┌─ SUPPLIED DATA
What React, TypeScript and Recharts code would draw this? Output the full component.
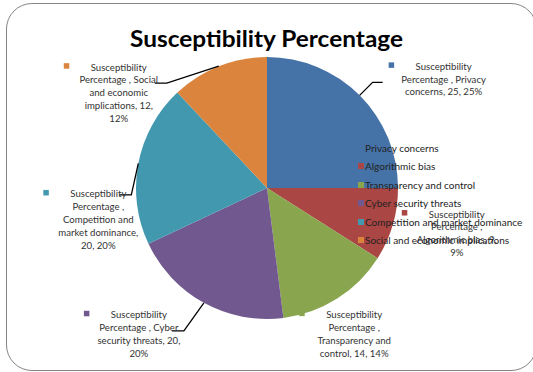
import React from 'react';
import { PieChart, Pie, Cell, Legend } from 'recharts';

// Chart data
const seriesName = 'Susceptibility Percentage';
const categories = [
  'Privacy concerns',
  'Algorithmic bias',
  'Transparency and control',
  'Cyber security threats',
  'Competition and market dominance',
  'Social and economic implications',
];
const susceptibility = [25, 9, 14, 20, 20, 12];
const sliceColors = ['#4572A7', '#AA4643', '#89A54E', '#71588F', '#4198AF', '#DB843D'];

const data = categories.map((name, i) => ({ name, value: susceptibility[i] }));
const total = susceptibility.reduce((a, b) => a + b, 0);

const FONT = 'Lato, "Open Sans", sans-serif';
const RAD = Math.PI / 180;
const LINE_H = 12.8;

// Label placement relative to the slice's outer edge at its mid-angle
type LabelLayout = { dx: number; dy: number; wrap: number; leader?: [number, number][] };
const labelLayout: LabelLayout[] = [
  { dx: 84, dy: -29, wrap: 20, leader: [[13, -13], [23, -13]] },
  { dx: 64, dy: -10.5, wrap: 20 },
  { dx: 17, dy: 16, wrap: 16 },
  { dx: -65, dy: 12, wrap: 21, leader: [[-20, 28], [-32, 28]] },
  { dx: -40, dy: 30.5, wrap: 17, leader: [[-7, 31.5], [-19, 31.5]] },
  { dx: -100, dy: 1, wrap: 19, leader: [[-52, 17], [-64, 17]] },
];

function wrapWords(text: string, max: number): string[] {
  const words = text.split(' ');
  const lines: string[] = [];
  let cur = '';
  for (const w of words) {
    const next = cur ? cur + ' ' + w : w;
    if (next.length > max && cur) {
      lines.push(cur);
      cur = w;
    } else {
      cur = next;
    }
  }
  if (cur) lines.push(cur);
  return lines;
}

const renderLabel = (props: any) => {
  const { cx, cy, midAngle, outerRadius, index } = props;
  const layout = labelLayout[index];
  const ex = cx + outerRadius * Math.cos(-midAngle * RAD);
  const ey = cy + outerRadius * Math.sin(-midAngle * RAD);
  const value = susceptibility[index];
  const pct = Math.round((value / total) * 100);
  const text = `${seriesName} , ${categories[index]}, ${value}, ${pct}%`;
  const lines = wrapWords(text, layout.wrap);
  const tx = ex + layout.dx;
  const ty = ey + layout.dy;
  const leaderPts = layout.leader
    ? [[ex, ey], ...layout.leader.map(([a, b]) => [ex + a, ey + b])]
    : null;
  return (
    <g key={`lbl-${index}`}>
      {leaderPts && (
        <polyline
          points={leaderPts.map((p) => p.join(',')).join(' ')}
          fill="none"
          stroke="#000"
          strokeWidth={1.3}
        />
      )}
      <rect x={tx - 55} y={ty - 4} width={5.5} height={5.5} fill={sliceColors[index]} />
      <text
        x={tx}
        y={ty}
        textAnchor="middle"
        fontFamily={FONT}
        fontSize={9.6}
        fill="#333"
      >
        {lines.map((l, i) => (
          <tspan key={i} x={tx} y={ty + i * LINE_H} dominantBaseline="central">
            {l}
          </tspan>
        ))}
      </text>
    </g>
  );
};

const renderLegend = () => (
  <div style={{ fontFamily: FONT, fontSize: 10, color: '#222' }}>
    {categories.map((c, i) => (
      <div
        key={c}
        style={{ height: 18.4, display: 'flex', alignItems: 'center', whiteSpace: 'nowrap' }}
      >
        <span
          style={{
            display: 'inline-block',
            width: 6,
            height: 6,
            background: sliceColors[i],
            marginRight: 1,
          }}
        />
        <span>{c}</span>
      </div>
    ))}
  </div>
);

export default function App() {
  return (
    <div style={{ position: 'absolute', left: 0, top: 0, width: 533, height: 372, background: '#fff', overflow: 'hidden' }}>
      <div
        style={{
          position: 'absolute',
          left: 6,
          top: 2.5,
          width: 531,
          height: 368,
          boxSizing: 'border-box',
          border: '1.6px solid #858585',
          borderRadius: 26,
        }}
      />
      <PieChart width={533} height={372} margin={{ top: 0, right: 0, bottom: 0, left: 0 }} style={{ position: 'absolute', left: 0, top: 0 }}>
        <Pie
          data={data}
          dataKey="value"
          nameKey="name"
          cx={267}
          cy={188}
          outerRadius={131}
          startAngle={90}
          endAngle={-270}
          stroke="none"
          isAnimationActive={false}
          label={renderLabel}
          labelLine={false}
        >
          {data.map((d, i) => (
            <Cell key={d.name} fill={sliceColors[i]} />
          ))}
        </Pie>
        <Legend
          content={renderLegend}
          layout="vertical"
          wrapperStyle={{ position: 'absolute', left: 358, top: 138.8, width: 180, height: 112 }}
        />
      </PieChart>
      <svg width={533} height={372} style={{ position: 'absolute', left: 0, top: 0, pointerEvents: 'none' }}>
        <text
          x={266.5}
          y={47}
          textAnchor="middle"
          fontFamily={FONT}
          fontWeight="bold"
          fontSize={22}
          fill="#000"
          textLength={273}
          lengthAdjust="spacingAndGlyphs"
        >
          {seriesName}
        </text>
      </svg>
    </div>
  );
}
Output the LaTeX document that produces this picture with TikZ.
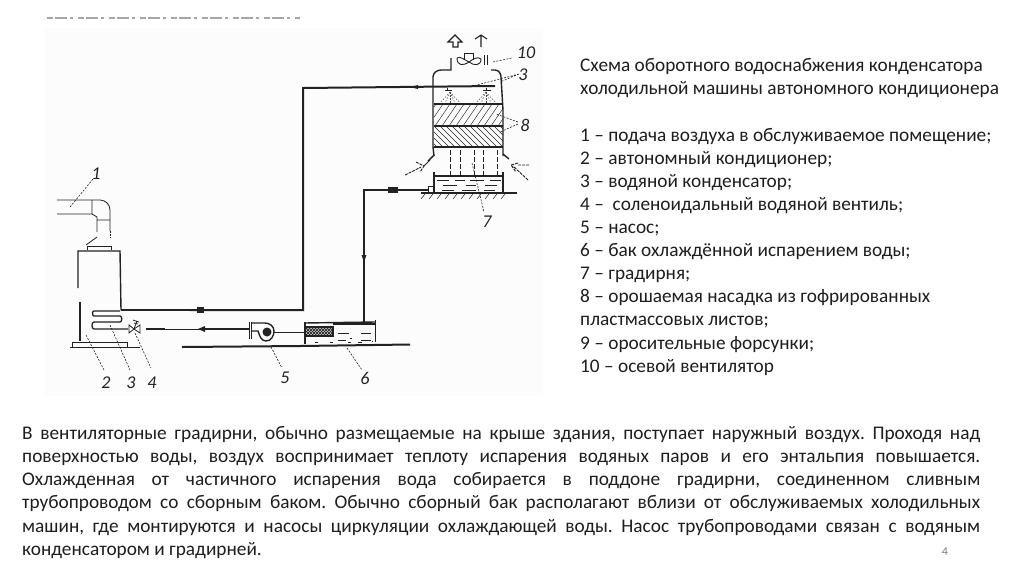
\documentclass[tikz,border=0pt]{standalone}
\usepackage{fontspec}
\setmainfont{Carlito}
\usetikzlibrary{arrows.meta}
\definecolor{ink}{HTML}{222222}
\definecolor{txt}{HTML}{1E1E1E}
\definecolor{paper}{HTML}{FCFCFC}
\newcommand{\jl}[1]{\makebox[958pt][s]{#1}}
\frenchspacing
\tikzset{
  thin line/.style={draw=ink,line width=0.8pt},
  pipe/.style={draw=ink,line width=1.3pt},
  heavy/.style={draw=ink,line width=2pt},
  leader/.style={draw=ink,line width=0.6pt,dashed,dash pattern=on 2pt off 1.4pt},
  wall/.style={draw=ink,line width=1.4pt},
  num/.style={font=\fontsize{18}{18}\selectfont\itshape,text=ink,inner sep=0pt},
  body/.style={font=\fontsize{19.3}{23.1}\selectfont,text=txt,inner sep=0pt,align=left,anchor=north west},
}
\begin{document}
\begin{tikzpicture}[x=1pt,y=-1pt]
\useasboundingbox (0,0) rectangle (1024,574);
\fill[white] (0,0) rectangle (1024,574);
\fill[paper] (45,28) rectangle (543,396);
\draw[gray!70,line width=2pt,dash pattern=on 6pt off 2pt on 12pt off 3pt on 3pt off 5pt] (47,18) -- (300,18);

% --- cooling tower ---
\begin{scope}
\clip (434,104) rectangle (503,126);
\foreach \i in {0,7,...,112} \draw[ink,line width=0.45pt] (400+\i,126) -- (415+\i,104);
\end{scope}
\begin{scope}
\clip (434,126) rectangle (503,147);
\foreach \i in {0,6,...,108} \draw[ink,line width=0.55pt] (410+\i,126) -- (431+\i,147);
\end{scope}
\draw[wall] (451,58) -- (451,70) -- (441,70) to[out=180,in=90] (433,77) -- (433,147) -- (434,156);
\draw[wall] (491,70) -- (495,70) to[out=0,in=90] (501,77) -- (503,110) -- (503,156);
\draw[heavy] (434,104) -- (503,104) (434,126) -- (503,126) (434,147) -- (503,147);
\draw[wall] (434,155) -- (428,161) (503,154) -- (509,159);
\draw[wall] (434,172) -- (434,193) (503,172) -- (503,193);
\draw[pipe] (434,176) -- (503,176);
\foreach \x/\y/\w in {437/180/12,455/180/10,470/180/14,490/180/11,443/185/14,466/185/10,485/185/12,442/190/12,462/190/14,484/190/11}
  \draw[ink,line width=0.8pt] (\x,\y) -- ++(\w,0);
\draw[pipe] (421,193) -- (517,193);
\foreach \x in {425,433,...,510} \draw[ink,line width=0.5pt] (\x,194) -- (\x-4,199);
\foreach \x in {450,460,474,483,497} \draw[ink,line width=0.8pt,dashed,dash pattern=on 5pt off 2pt] (\x,150) -- (\x,175);
\draw[ink,line width=1pt] (447,88) -- (447,90) (445,90) -- (452,90) (486,88) -- (486,90) (483,90) -- (491,90);
\foreach \x in {450,486} \foreach \d in {-10,-5,0,5,10} \draw[ink!80,line width=0.5pt,dash pattern=on 1.5pt off 1.5pt] (\x,92) -- (\x+\d,103);
% fan
\draw[ink,line width=0.9pt] (457,58) .. controls (457,66) and (463,66) .. (469,62) .. controls (463,59) and (460,56) .. (457,58);
\draw[ink,line width=0.9pt] (469,62) .. controls (474,66) and (481,66) .. (481,59) .. controls (478,56) and (473,59) .. (469,62);
\draw[ink,line width=0.9pt] (464,60) -- (464,53) -- (473,53) -- (473,60);
\draw[ink,line width=1pt] (484,55) -- (484,65) (487,55) -- (487,65);
% exhaust arrows
\draw[ink,line width=1.1pt] (448,42) -- (455,35) -- (462,42) -- (458,42) -- (458,47) -- (453,47) -- (453,42) -- cycle;
\draw[ink,line width=1.1pt] (475,39) -- (481,35) -- (487,39) (481,35) -- (481,47);
% side inlet arrows
\draw[ink,line width=0.9pt,dash pattern=on 3pt off 1pt] (405,175) -- (421,167) (416,162) -- (424,166) -- (420,172);
\draw[ink,line width=0.9pt] (424,166) -- (430,160);
\draw[ink,line width=0.9pt,dash pattern=on 3pt off 1pt] (528,180) -- (513,166) (518,163) -- (511,165) -- (516,172) (518,165) -- (530,165);
% leaders
\draw[leader] (493,62) -- (512,58);
\coordinate (lead3a) at (473,86); \coordinate (lead3b) at (500,82);
\draw[leader] (519,74) -- (lead3a) (519,74) -- (lead3b);
\draw[leader] (518,122) -- (496,114) (518,124) -- (500,132);
\draw[leader] (472,163) -- (484,212);

% --- unit ---
\draw[thin line] (57,200) -- (100,200) to[out=0,in=90] (110,210) -- (110,231);
\draw[thin line] (57,214) -- (92,214) (92,200) -- (92,214) -- (97,217) -- (97,232) (97,220) -- (110,220);
\draw[ink,line width=0.8pt,dash pattern=on 2pt off 1pt] (110,231) -- (110,238);
\draw[thin line] (86,245) -- (97,237);
\draw[thin line] (87,250) -- (87,246) -- (111,246) -- (111,250);
\draw[wall] (78,288) -- (78,251) -- (120,251) -- (121,310);
\draw[wall] (80,302) -- (80,341);
\draw[thin line] (72,347) -- (72,342) -- (127,342) -- (127,347) (70,347) -- (140,347);
\draw[pipe] (120,311) -- (94,311) to[out=180,in=180] (94,316) -- (120,316) to[out=0,in=0] (120,322) -- (94,322) to[out=180,in=180] (94,329) -- (128,329);
\coordinate (upStart) at (121,310);
\coordinate (upCorner) at (303,310);
\coordinate (upTop) at (303,88);
\coordinate (upEnd) at (495,86);
\draw[pipe] (upStart) -- (190,310);
\draw[heavy] (190,310) -- (upCorner) -- (upTop) -- (upEnd);
\fill[ink] (197,307) -- (204,307) -- (204,313) -- (197,313) -- cycle;
\fill[ink] (418,85) -- (410,87) -- (418,89) -- cycle;
% valve
\draw[thin line] (129,325) -- (129,333) -- (134,329) -- cycle;
\draw[thin line] (134,329) -- (140,325) -- (140,333) -- cycle;
\draw[thin line] (134,329) -- (137,321) (133,320) -- (139,322) (134,323) -- (138,324);
% lower pipe to pump
\coordinate (pumpIn) at (249,329);
\draw[pipe] (146,329) -- (165,329);
\draw[thin line] (165,329) -- (205,329);
\draw[pipe] (205,329) -- (pumpIn);
\fill[ink] (205,326) -- (198,329) -- (205,332) -- cycle;
% pump
\draw[thin line] (249,322) -- (249,339) (251,322) -- (251,339);
\draw[wall] (251,323) -- (265,323) to[out=0,in=90] (274,331) to[out=-90,in=0] (266,341) to[out=180,in=-70] (258,331) -- (251,331);
\fill[ink] (267,332) circle (4.5pt);
\coordinate (pumpOut) at (274,332);
\coordinate (tankIn) at (305,332);
\draw[thin line] (pumpOut) -- (tankIn);
\draw[heavy] (182,347) -- (300,346) -- (410,344.5);
% tank
\draw[wall] (305,322) -- (305,344);
\draw[wall] (304,323) -- (375,322);
\draw[thin line] (375,320) -- (375,342);
\draw[pipe] (333,324) -- (375,324);
\fill[gray!35] (306,327) rectangle (333,336);
\begin{scope}
\clip (306,327) rectangle (333,336);
\foreach \i in {0,3,...,48} {\draw[ink,line width=0.7pt] (290+\i,336) -- (299+\i,327); \draw[ink,line width=0.7pt] (290+\i,327) -- (299+\i,336);}
\end{scope}
\draw[wall] (306,327) -- (333,327) -- (333,336) -- (306,336);
\foreach \x/\y/\w in {338/333/11,361/333/10,338/340/8,361/340/10,315/342/3,330/342/3,348/342/3,350/338/2,358/342/4,372/341/1}
  \draw[ink,line width=1pt] (\x,\y) -- ++(\w,0);
% return pipe
\coordinate (retB) at (364,190);
\coordinate (retC) at (364,325);
\draw[thin line] (428,186) rectangle (434,192);
\draw[pipe] (428,190) -- (retB) -- (retC);
\fill[ink] (388,187) -- (398,187) -- (398,193) -- (388,193) -- cycle;
\fill[ink] (364,262) -- (361.5,255) -- (366.5,255) -- cycle;
% leaders lower
\draw[leader] (70,207) -- (93,179);
\draw[leader] (86,335) -- (104,370);
\draw[leader] (110,325) -- (130,370);
\draw[leader] (135,333) -- (151,368);
\draw[leader] (271,347) -- (282,368);
\draw[leader] (347,348) -- (362,370);
% labels
\node[num] (n1) at (96,174) {1};
\node[num] (n2) at (106,383) {2};
\node[num] (n3) at (131,383) {3};
\node[num] (n4) at (152,383) {4};
\node[num] (n5) at (285,378) {5};
\node[num] (n6) at (365,378) {6};
\node[num] (n7) at (487,222) {7};
\node[num] (n8) at (525,125) {8};
\node[num] (n3b) at (523,75) {3};
\node[num] (n10) at (526,53) {10};
% text
\node[body] (right) at (580,58.5) {Схема оборотного водоснабжения конденсатора\\холодильной машины автономного кондиционера\\[23.1pt]
1 – подача воздуха в обслуживаемое помещение;\\
2 – автономный кондиционер;\\
3 – водяной конденсатор;\\
4 –\ \ соленоидальный водяной вентиль;\\
5 – насос;\\
6 – бак охлаждённой испарением воды;\\
7 – градирня;\\
8 – орошаемая насадка из гофрированных\\
пластмассовых листов;\\
9 – оросительные форсунки;\\
10 – осевой вентилятор};
\node[body,font=\fontsize{19.3}{23.2}\selectfont] (para) at (22,426) {\jl{В вентиляторные градирни, обычно размещаемые на крыше здания, поступает наружный воздух. Проходя над}\\
\jl{поверхностью воды, воздух воспринимает теплоту испарения водяных паров и его энтальпия повышается.}\\
\jl{Охлажденная от частичного испарения вода собирается в поддоне градирни, соединенном сливным}\\
\jl{трубопроводом со сборным баком. Обычно сборный бак располагают вблизи от обслуживаемых холодильных}\\
\jl{машин, где монтируются и насосы циркуляции охлаждающей воды. Насос трубопроводами связан с водяным}\\
конденсатором и градирней.};
\node[font=\fontsize{12}{12}\selectfont,text=gray,inner sep=0pt] (page) at (945,552) {4};
\end{tikzpicture}
\end{document}
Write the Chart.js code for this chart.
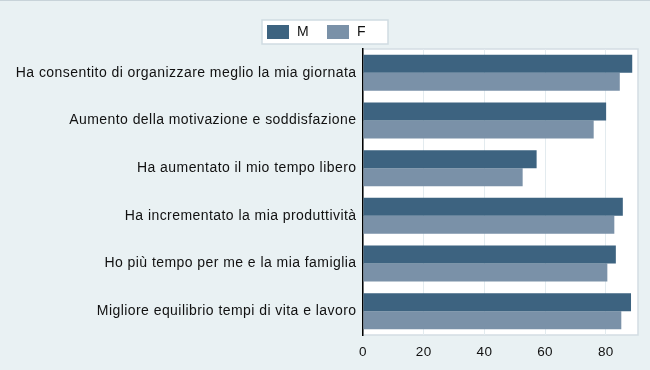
<!DOCTYPE html>
<html>
<head>
<meta charset="utf-8">
<script src="https://cdn.jsdelivr.net/npm/chart.js@4/dist/chart.umd.min.js"></script>
<style>
  html, body { margin: 0; padding: 0; background: #e9f1f3; }
  canvas { display: block; }
</style>
</head>
<body>
<canvas id="c" width="650" height="370"></canvas>
<script>
const categories = [
  "Ha consentito di organizzare meglio la mia giornata",
  "Aumento della motivazione e soddisfazione",
  "Ha aumentato il mio tempo libero",
  "Ha incrementato la mia produttività",
  "Ho più tempo per me e la mia famiglia",
  "Migliore equilibrio tempi di vita e lavoro"
];
const seriesNames = ["M", "F"];
const valuesM = [88.7, 80.1, 57.2, 85.6, 83.3, 88.3];
const valuesF = [84.6, 76.0, 52.6, 82.8, 80.5, 85.1];
const xTicks = [0, 20, 40, 60, 80];
const xMax = 90.6;

const colM = "#3d6380";
const colF = "#7a91a8";

const bgPlugin = {
  id: "bgPlugin",
  beforeDraw(chart) {
    const ctx = chart.ctx;
    ctx.save();
    ctx.fillStyle = "#e9f1f3";
    ctx.fillRect(0, 0, chart.width, chart.height);
    ctx.fillStyle = "#c8d3d9";
    ctx.fillRect(0, 0, chart.width, 1);
    const a = chart.chartArea;
    ctx.fillStyle = "#ffffff";
    ctx.fillRect(a.left, a.top, a.right - a.left, a.bottom - a.top);
    ctx.strokeStyle = "#d3dde3";
    ctx.lineWidth = 1.5;
    ctx.strokeRect(a.left, a.top, a.right - a.left, a.bottom - a.top);
    ctx.restore();
    ctx.letterSpacing = "0.44px";
  },
  beforeDatasetsDraw(chart) {
    chart.ctx.letterSpacing = "0px";
  },
  afterDraw(chart) {
    const ctx = chart.ctx;
    ctx.save();
    ctx.letterSpacing = "0px";
    // legend box
    ctx.fillStyle = "#ffffff";
    ctx.fillRect(262, 20, 126, 24);
    ctx.strokeStyle = "#d0dbe2";
    ctx.lineWidth = 1.5;
    ctx.strokeRect(262, 20, 126, 24);
    const ds = chart.data.datasets;
    const sx = [267, 327];
    const tx = [297, 357];
    ctx.font = "14px 'Liberation Sans', Arial, sans-serif";
    ctx.textBaseline = "middle";
    ctx.textAlign = "left";
    ds.forEach((d, i) => {
      ctx.fillStyle = d.backgroundColor;
      ctx.fillRect(sx[i], 25, 22, 14);
      ctx.fillStyle = "#111111";
      ctx.fillText(d.label, tx[i], 32.5);
    });
    ctx.restore();
  }
};

new Chart(document.getElementById("c"), {
  type: "bar",
  data: {
    labels: categories,
    datasets: [
      { label: seriesNames[0], data: valuesM, backgroundColor: colM },
      { label: seriesNames[1], data: valuesF, backgroundColor: colF }
    ]
  },
  options: {
    indexAxis: "y",
    responsive: false,
    animation: false,
    devicePixelRatio: 1,
    layout: { padding: { top: 49, right: 12, bottom: 0, left: 0 } },
    datasets: { bar: { categoryPercentage: 0.755, barPercentage: 1.0 } },
    plugins: {
      legend: { display: false },
      tooltip: { enabled: false }
    },
    scales: {
      x: {
        min: 0,
        max: xMax,
        afterBuildTicks(scale) { scale.ticks = xTicks.map(v => ({ value: v })); },
        afterFit(scale) { scale.height = 35; },
        grid: { color: "#e3ebef", lineWidth: 1, drawTicks: false },
        border: { display: false },
        ticks: {
          padding: 9,
          color: "#111111",
          font: { family: "'Liberation Sans', Arial, sans-serif", size: 13.5 }
        }
      },
      y: {
        afterFit(scale) { scale.width = 363; },
        grid: { display: false, drawTicks: false },
        border: { display: true, color: "#000000", width: 1.5 },
        ticks: {
          padding: 6.5,
          color: "#111111",
          font: { family: "'Liberation Sans', Arial, sans-serif", size: 14 }
        }
      }
    }
  },
  plugins: [bgPlugin]
});
</script>
</body>
</html>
└─
### TASK TO CARRY OUT
Repeat exactly the stretch of lines that opens with the line containing "Output the LaTeX" and closes with the line containing "(47,18) -- (300,18);". Leave the pictures out, and add nothing.

### RESULT FOR THIS EXERCISE
Output the LaTeX document that produces this picture with TikZ.
\documentclass[tikz,border=0pt]{standalone}
\usepackage{fontspec}
\setmainfont{Carlito}
\usetikzlibrary{arrows.meta}
\definecolor{ink}{HTML}{222222}
\definecolor{txt}{HTML}{1E1E1E}
\definecolor{paper}{HTML}{FCFCFC}
\newcommand{\jl}[1]{\makebox[958pt][s]{#1}}
\frenchspacing
\tikzset{
  thin line/.style={draw=ink,line width=0.8pt},
  pipe/.style={draw=ink,line width=1.3pt},
  heavy/.style={draw=ink,line width=2pt},
  leader/.style={draw=ink,line width=0.6pt,dashed,dash pattern=on 2pt off 1.4pt},
  wall/.style={draw=ink,line width=1.4pt},
  num/.style={font=\fontsize{18}{18}\selectfont\itshape,text=ink,inner sep=0pt},
  body/.style={font=\fontsize{19.3}{23.1}\selectfont,text=txt,inner sep=0pt,align=left,anchor=north west},
}
\begin{document}
\begin{tikzpicture}[x=1pt,y=-1pt]
\useasboundingbox (0,0) rectangle (1024,574);
\fill[white] (0,0) rectangle (1024,574);
\fill[paper] (45,28) rectangle (543,396);
\draw[gray!70,line width=2pt,dash pattern=on 6pt off 2pt on 12pt off 3pt on 3pt off 5pt] (47,18) -- (300,18);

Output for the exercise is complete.